Nossos primos corais

Marcelo Leite
editor de Ciência

Qualquer pessoa sensata, mesmo leiga em biologia, diria que moscas drosófilas são parentes mais próximas dos seres humanos do que um recife de corais. Quanto mais não seja, ao menos por sua simetria bilateral, quer dizer, pelo fato de seus corpos poderem ser divididos em metades similares por uma linha imaginária, como os nossos.
Tal arquitetura está ausente dos milhares de pólipos que compõem o organismo coletivo dos corais, um tipo de animal muito mais recuado na evolução, coisa de mais de 500 milhões de anos. Cada um deles é pouco mais que um saco dotado de sistema digestivo e de uma rede primitiva de nervos. Apesar disso, a análise de seus genes está revelando um parentesco tão próximo quanto desconcertante com os vertebrados.
Antes da publicação de um trabalho de David Miller e colegas da Universidade James Cook, da Austrália, no periódico "Current Biology" (www.current-biology.com), os biólogos moleculares partilhavam da opinião leiga, ou seja, acreditavam que as drosófilas eram geneticamente mais próximas dos vertebrados que os corais. Como os homens são muito mais complexos que as moscas, raciocinavam que os genes necessários para desenvolver essa complexidade eram invenções vertebradas recentes na linha do tempo evolutivo.
Com isso, não faziam nada mais do que seguir a noção, também ela intuitiva, de que organismos complexos devem ter genomas mais complexos. Novas funções exigem novos genes, óbvio. Ocorre que nada, na ciência e particularmente na biologia, é assim tão simples e linear.
Miller e seus colaboradores na aprazível cidade tropical de Townsville (nordeste da Austrália), ponto de partida para inúmeros cruzeiros à Grande Barreira de Corais, decidiram testar a tese da inventividade genética dos vertebrados comparando os genomas de homens e moscas com o de pólipos da espécie de celenterado Acropora millepora, muito comum nos mares da região. Descobriram coisas surpreendentes: dos quase 1.400 fragmentos de genes estudados, 10% são partilhados só por humanos e pelo celenterado, e apenas 1% o são exclusivamente pela mosca e pelo coral.
Pela lógica anterior, drosófilas e pólipos são anteriores a vertebrados e deveriam partilhar mais genes. A explicação aventada pelo grupo de Miller no artigo de dezembro é que as moscas dispensaram esses genes durante sua evolução, mesmo no processo de se tornarem mais complexas -uma idéia contra-intuitiva até mesmo para cientistas genocêntricos.
Mais estranho ainda foi descobrir que vários desses genes comuns a homens e corais estão ativos no ultracomplexo cérebro humano.
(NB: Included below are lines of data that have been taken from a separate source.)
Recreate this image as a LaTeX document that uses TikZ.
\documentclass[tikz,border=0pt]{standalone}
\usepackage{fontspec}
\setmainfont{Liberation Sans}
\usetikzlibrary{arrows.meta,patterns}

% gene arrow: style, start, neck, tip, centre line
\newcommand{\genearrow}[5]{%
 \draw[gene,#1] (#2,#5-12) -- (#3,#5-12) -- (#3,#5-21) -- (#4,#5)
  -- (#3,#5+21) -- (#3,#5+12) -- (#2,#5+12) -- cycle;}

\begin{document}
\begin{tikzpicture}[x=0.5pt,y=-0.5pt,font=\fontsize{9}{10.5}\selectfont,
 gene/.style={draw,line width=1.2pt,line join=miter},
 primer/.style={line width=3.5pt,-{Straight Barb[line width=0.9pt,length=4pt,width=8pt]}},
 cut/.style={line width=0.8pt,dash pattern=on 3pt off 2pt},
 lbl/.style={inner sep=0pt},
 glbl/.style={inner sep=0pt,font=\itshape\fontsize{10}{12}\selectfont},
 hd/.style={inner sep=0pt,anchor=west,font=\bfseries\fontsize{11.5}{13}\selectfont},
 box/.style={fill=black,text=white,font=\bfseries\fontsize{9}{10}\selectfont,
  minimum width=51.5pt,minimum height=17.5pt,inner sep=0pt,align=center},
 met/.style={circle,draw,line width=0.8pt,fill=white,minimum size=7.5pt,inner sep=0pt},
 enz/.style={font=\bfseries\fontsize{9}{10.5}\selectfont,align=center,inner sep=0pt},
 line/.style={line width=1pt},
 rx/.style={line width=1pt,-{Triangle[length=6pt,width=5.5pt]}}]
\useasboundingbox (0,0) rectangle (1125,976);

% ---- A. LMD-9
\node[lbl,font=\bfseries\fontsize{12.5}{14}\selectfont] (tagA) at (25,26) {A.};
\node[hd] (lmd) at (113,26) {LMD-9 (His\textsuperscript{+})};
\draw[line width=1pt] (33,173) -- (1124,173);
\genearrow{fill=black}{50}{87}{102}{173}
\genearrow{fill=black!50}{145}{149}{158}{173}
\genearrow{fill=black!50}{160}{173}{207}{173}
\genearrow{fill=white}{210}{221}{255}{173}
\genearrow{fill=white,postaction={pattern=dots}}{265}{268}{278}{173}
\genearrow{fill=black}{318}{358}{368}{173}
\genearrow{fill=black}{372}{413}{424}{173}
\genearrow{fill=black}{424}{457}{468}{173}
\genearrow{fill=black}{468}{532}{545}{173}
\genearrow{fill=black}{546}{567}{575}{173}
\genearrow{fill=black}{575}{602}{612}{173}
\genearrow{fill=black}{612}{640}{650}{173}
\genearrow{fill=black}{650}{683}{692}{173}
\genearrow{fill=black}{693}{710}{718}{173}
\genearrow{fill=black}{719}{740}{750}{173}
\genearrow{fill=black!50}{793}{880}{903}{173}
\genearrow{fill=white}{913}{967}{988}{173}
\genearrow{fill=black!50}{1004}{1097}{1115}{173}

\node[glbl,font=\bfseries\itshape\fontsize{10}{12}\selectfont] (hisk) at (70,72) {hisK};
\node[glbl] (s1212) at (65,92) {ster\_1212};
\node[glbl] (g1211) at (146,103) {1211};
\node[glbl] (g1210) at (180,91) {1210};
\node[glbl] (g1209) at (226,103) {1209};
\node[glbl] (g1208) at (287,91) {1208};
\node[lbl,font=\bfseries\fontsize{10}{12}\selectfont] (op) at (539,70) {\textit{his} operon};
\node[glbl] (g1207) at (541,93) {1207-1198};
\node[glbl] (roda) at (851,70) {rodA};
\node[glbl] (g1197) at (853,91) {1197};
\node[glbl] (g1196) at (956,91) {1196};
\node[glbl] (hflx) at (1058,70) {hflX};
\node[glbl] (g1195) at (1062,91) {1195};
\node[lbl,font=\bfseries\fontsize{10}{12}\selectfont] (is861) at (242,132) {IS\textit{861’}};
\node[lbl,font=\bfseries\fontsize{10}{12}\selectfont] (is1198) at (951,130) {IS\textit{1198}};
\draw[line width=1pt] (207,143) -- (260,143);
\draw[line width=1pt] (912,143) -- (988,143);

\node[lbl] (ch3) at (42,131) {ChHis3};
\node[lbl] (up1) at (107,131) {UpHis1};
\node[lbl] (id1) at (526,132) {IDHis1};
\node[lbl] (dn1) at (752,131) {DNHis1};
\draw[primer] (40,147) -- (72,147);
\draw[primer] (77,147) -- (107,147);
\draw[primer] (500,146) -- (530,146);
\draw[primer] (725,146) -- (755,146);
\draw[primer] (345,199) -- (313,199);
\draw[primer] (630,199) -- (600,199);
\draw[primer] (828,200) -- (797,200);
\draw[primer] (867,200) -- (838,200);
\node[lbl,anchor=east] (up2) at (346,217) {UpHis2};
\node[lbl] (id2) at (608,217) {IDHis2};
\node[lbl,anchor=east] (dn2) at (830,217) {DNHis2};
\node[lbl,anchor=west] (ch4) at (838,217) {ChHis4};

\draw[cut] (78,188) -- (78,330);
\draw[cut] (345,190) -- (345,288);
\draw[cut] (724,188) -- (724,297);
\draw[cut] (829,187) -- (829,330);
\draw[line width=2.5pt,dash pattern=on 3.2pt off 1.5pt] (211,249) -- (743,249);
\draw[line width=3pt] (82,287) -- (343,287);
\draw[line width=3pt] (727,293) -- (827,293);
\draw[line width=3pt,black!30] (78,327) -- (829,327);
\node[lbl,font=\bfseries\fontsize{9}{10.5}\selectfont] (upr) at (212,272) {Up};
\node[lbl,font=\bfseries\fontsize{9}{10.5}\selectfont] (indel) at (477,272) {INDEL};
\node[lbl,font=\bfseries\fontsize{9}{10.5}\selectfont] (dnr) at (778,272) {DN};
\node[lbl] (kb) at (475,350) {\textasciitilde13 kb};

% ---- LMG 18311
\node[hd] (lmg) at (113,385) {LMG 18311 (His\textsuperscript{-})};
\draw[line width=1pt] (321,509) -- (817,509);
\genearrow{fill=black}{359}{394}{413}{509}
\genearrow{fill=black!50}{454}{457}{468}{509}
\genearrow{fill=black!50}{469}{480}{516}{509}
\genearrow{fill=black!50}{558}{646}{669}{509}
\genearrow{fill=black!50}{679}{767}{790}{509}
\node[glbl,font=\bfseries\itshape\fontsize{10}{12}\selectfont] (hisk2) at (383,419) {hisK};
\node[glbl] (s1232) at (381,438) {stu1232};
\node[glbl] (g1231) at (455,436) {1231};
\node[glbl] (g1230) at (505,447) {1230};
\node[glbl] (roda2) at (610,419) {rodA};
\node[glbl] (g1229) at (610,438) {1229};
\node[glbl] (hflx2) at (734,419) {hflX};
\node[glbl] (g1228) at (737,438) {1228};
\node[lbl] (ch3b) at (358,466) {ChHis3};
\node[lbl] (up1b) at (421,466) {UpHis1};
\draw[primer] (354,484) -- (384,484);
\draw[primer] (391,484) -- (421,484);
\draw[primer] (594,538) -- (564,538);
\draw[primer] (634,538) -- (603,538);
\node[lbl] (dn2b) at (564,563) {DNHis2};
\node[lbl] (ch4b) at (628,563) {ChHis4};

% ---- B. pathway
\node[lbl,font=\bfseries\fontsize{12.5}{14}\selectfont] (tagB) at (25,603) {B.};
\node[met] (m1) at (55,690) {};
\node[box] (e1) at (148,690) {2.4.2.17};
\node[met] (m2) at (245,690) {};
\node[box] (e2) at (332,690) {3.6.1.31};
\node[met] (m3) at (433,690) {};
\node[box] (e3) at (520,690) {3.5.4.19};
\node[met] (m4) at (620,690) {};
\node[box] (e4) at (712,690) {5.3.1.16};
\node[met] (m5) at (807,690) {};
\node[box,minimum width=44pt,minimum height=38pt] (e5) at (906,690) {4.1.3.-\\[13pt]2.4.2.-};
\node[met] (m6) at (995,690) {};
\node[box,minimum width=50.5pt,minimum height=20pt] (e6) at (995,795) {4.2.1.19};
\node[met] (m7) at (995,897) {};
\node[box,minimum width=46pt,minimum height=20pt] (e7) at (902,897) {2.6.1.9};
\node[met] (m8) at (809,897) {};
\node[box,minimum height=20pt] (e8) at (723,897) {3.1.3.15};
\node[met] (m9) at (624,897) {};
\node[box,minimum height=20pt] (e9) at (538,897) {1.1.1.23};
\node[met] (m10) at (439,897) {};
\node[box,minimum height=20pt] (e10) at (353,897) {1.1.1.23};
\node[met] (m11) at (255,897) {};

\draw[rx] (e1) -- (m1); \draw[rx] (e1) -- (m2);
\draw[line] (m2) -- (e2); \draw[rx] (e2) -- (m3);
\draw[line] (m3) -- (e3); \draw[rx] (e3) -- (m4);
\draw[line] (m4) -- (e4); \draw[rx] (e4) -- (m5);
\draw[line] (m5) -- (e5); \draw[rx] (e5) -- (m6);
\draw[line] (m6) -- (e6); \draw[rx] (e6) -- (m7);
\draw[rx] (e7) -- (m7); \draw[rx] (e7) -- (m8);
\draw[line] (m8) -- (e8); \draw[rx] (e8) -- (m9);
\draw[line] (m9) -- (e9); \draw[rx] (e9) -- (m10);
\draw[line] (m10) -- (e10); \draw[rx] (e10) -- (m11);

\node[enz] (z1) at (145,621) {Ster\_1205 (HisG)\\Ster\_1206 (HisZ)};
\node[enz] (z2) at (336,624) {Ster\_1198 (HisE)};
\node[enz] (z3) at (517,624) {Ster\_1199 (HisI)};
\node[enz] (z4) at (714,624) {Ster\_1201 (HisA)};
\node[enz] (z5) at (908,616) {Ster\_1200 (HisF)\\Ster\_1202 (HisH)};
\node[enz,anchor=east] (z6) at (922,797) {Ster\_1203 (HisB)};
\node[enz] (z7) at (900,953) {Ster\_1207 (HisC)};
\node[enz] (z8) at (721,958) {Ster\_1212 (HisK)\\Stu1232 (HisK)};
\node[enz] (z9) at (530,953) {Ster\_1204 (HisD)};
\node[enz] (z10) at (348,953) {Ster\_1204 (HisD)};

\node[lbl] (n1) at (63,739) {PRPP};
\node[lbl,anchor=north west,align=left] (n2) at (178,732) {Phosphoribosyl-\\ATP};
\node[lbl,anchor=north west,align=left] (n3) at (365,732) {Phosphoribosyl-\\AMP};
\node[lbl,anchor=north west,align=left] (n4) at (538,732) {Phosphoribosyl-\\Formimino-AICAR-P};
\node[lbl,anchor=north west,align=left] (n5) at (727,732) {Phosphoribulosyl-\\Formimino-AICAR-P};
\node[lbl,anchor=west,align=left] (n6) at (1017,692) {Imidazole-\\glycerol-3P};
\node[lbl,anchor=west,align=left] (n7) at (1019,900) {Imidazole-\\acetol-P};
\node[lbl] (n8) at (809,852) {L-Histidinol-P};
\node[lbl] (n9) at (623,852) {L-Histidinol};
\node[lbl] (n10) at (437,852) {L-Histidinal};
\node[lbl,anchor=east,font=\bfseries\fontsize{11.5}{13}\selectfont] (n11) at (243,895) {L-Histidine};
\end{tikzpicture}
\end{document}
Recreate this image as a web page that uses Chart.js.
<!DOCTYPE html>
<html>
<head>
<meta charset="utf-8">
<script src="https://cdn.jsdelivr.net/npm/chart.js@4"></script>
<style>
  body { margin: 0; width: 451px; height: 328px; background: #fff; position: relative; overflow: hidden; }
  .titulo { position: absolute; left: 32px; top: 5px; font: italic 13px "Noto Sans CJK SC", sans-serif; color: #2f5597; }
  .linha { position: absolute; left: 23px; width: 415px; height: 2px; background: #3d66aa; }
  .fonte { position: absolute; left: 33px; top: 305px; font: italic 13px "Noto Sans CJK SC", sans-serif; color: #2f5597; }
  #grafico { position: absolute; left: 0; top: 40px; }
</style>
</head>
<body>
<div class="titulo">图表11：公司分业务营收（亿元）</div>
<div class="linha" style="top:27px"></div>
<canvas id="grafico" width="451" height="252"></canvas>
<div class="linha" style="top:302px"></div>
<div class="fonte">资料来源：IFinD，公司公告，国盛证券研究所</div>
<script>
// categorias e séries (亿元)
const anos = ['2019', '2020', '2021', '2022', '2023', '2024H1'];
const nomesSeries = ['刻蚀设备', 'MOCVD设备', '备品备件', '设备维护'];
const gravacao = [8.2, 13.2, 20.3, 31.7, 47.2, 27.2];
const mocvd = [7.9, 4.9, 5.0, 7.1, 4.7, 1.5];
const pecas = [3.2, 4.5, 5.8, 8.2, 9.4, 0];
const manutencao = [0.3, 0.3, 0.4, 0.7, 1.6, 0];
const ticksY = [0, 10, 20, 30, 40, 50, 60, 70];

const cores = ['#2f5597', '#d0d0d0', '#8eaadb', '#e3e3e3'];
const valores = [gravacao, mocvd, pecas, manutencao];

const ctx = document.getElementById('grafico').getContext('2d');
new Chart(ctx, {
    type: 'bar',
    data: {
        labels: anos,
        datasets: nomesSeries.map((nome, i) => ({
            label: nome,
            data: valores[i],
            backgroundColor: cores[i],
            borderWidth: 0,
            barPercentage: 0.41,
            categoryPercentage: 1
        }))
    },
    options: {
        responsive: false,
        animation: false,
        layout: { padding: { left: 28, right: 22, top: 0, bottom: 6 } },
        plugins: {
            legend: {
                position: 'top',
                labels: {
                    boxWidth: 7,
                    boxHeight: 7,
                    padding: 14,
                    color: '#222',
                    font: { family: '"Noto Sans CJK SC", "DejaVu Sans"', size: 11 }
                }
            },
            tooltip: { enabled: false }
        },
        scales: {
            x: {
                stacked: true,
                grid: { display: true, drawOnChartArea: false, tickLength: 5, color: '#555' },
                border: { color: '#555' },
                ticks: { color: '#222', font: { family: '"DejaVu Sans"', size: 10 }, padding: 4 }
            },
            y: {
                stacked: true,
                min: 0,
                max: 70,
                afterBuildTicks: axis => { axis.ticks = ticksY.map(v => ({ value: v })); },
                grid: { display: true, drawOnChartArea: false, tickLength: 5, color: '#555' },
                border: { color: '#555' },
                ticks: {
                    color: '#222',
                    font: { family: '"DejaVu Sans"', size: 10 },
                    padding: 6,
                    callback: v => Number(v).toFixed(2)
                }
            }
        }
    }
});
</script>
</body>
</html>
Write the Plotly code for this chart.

Seguindo a lógica estreita, nada teriam a fazer no celenterado, que ostenta o mais simples sistema nervoso entre os animais. Uma das hipóteses levantadas em Townsville é que corais como o A. millepora descendam eles mesmos de ancestrais mais complexos. Nesse caso, os genes revalorizados pelos vertebrados teriam permanecido nos corais como uma espécie de fóssil da complexidade perdida.
Vários estudos serão necessários para testar essas novas hipóteses, mas nossos primos corais já deixaram uma lição: a evolução procede muitas vezes por caminhos tortuosos, e as marcas que fixa nos genomas os fazem parecer mais com palimpsestos do que com mapas.